Based on the recordings of Drakpa and other artists, Jampel and his team published the selected version of King Gesar in 2013. It had been 30 years in the making. The book series is the most comprehensive version of Gesar ever laid to print.

Dreaming big

Besides preserving the culture of Gesar, Jampel has been traveling around the world. He has given speeches and attended international conferences to spread the stories of Gesar.

In 2009, the epic was added to the UNESCO world intangible cultural heritage list. "It's good to see that the value of our cultural masterpiece and our endeavor to protect it are winning worldwide acknowledgment," he said. "But there is still much to do."

"Currently, only a small part of the epic has been translated into English," he said. "Hopefully more foreign language versions will be produced in the future."

Making a blockbuster Hollywood-style Gesar film is one of Jampel's biggest dreams. "The story of Gesar can be turned into a great epic movie, just like the American movie Troy, which is based on The Iliad," he said.

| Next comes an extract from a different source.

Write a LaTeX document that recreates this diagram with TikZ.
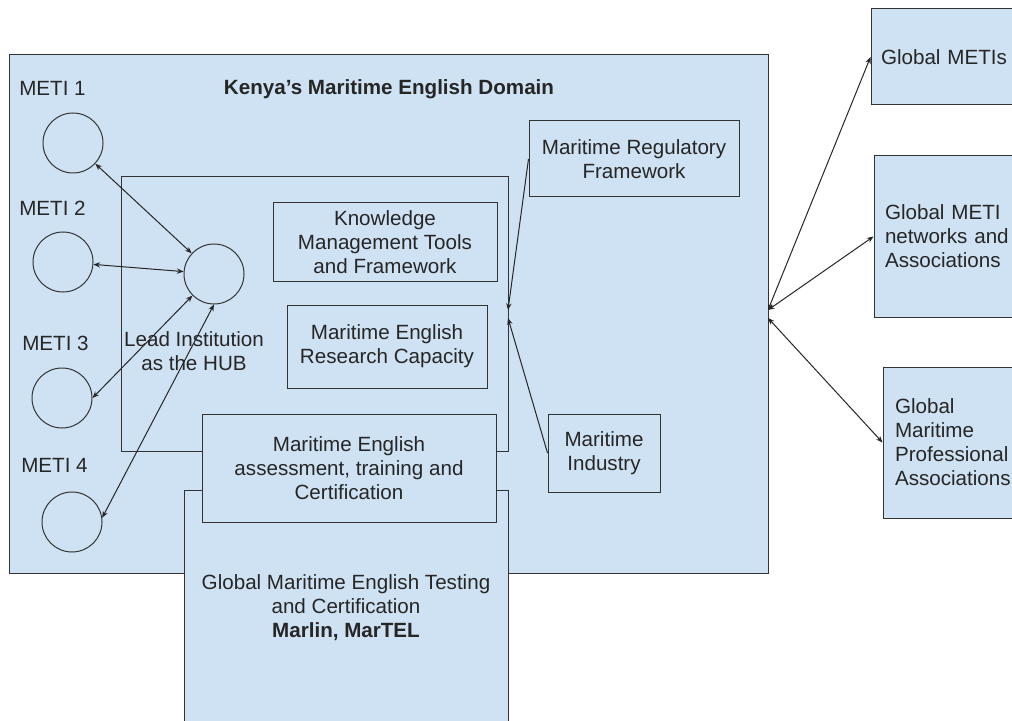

Working with other writers, he has finished a script. But there are challenges. "One problem is that Gesar is too invincible, so there is not enough conflict in the storyline to amuse the viewers," he said.

"It is also hard to find an ideal actor to play Gesar. He has to be tall, strong and have certain understandings of Tibetan history and culture. No matter how hard it is, we will do our best to help the epic hit the big screen," he added.